Happywhale - Whale and Dolphin Identification Silver🥈 Solution (26/1588)

Overview

Kaggle-Happywhale

Happywhale - Whale and Dolphin Identification Silver 🥈 Solution (26/1588)

竞赛方案思路

  1. 图像数据预处理-标志性特征图片裁剪:首先根据开源的标注数据训练YOLOv5x6目标检测模型,将训练集与测试集数据裁剪出背鳍或者身体部分;
  2. 背鳍图片特征提取模型:将训练集数据划分为训练与验证两部分,训练 EfficientNet_B6 / EfficientNet_V2_L / NFNet_L2 (backone)三个模型,并且都加上了GeM Pooling 和 Arcface 损失函数,有效增强类内紧凑度和类间分离度;
  3. 聚类与排序:利用最终训练完成的backone模型分别提取训练集与测试集的嵌入特征,所有模型都会输出一个512维的Embedding,将这些特征 concatenated 后获得了一个 512×9=4608 维的特征向量,将训练集的嵌入特征融合后训练KNN模型,然后推断测试集嵌入特征距离,排序获取top5类别,作为预测结果,最后使用new_individual替换进行后处理,得到了top2%的成绩。

Model

class HappyWhaleModel(nn.Module):
    def __init__(self, model_name, embedding_size, pretrained=True):
        super(HappyWhaleModel, self).__init__()
        self.model = timm.create_model(model_name, pretrained=pretrained) 

        if 'efficientnet' in model_name:
            in_features = self.model.classifier.in_features
            self.model.classifier = nn.Identity()
            self.model.global_pool = nn.Identity()
        elif 'nfnet' in model_name:
            in_features = self.model.head.fc.in_features
            self.model.head.fc = nn.Identity()
            self.model.head.global_pool = nn.Identity()

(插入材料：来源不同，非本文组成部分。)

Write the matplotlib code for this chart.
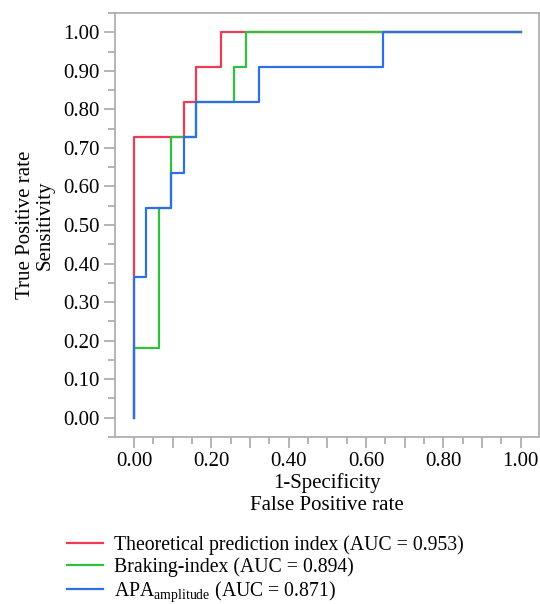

        self.pooling = GeM() 
        self.embedding = nn.Sequential(
                            nn.BatchNorm1d(in_features),
                            nn.Linear(in_features, embedding_size)
                            )
        # arcface
        self.fc = ArcMarginProduct(embedding_size,
                                   CONFIG["num_classes"], 
                                   s=CONFIG["s"],
                                   m=CONFIG["m"], 
                                   easy_margin=CONFIG["easy_margin"], 
                                   ls_eps=CONFIG["ls_eps"]) 

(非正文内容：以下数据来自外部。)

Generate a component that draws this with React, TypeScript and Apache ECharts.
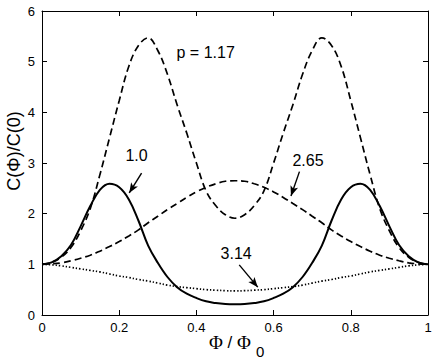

    def forward(self, images, labels):
        features = self.model(images)  
        pooled_features = self.pooling(features).flatten(1)
        embedding = self.embedding(pooled_features) # embedding
        output = self.fc(embedding, labels) # arcface
        return output
    
    def extract(self, images):
        features = self.model(images) 
        pooled_features = self.pooling(features).flatten(1)
        embedding = self.embedding(pooled_features) # embedding
        return embedding

ArcFace

# Arcface
class ArcMarginProduct(nn.Module):
    r"""Implement of large margin arc distance: :
        Args:
            in_features: size of each input sample
            out_features: size of each output sample
            s: norm of input feature
            m: margin
            cos(theta + m)
        """
    def __init__(self, in_features, out_features, s=30.0, 
                 m=0.50, easy_margin=False, ls_eps=0.0):
        super(ArcMarginProduct, self).__init__()
        self.in_features = in_features 
        self.out_features = out_features 
        self.s = s
        self.m = m 
        self.ls_eps = ls_eps 
        self.weight = nn.Parameter(torch.FloatTensor(out_features, in_features))
        nn.init.xavier_uniform_(self.weight)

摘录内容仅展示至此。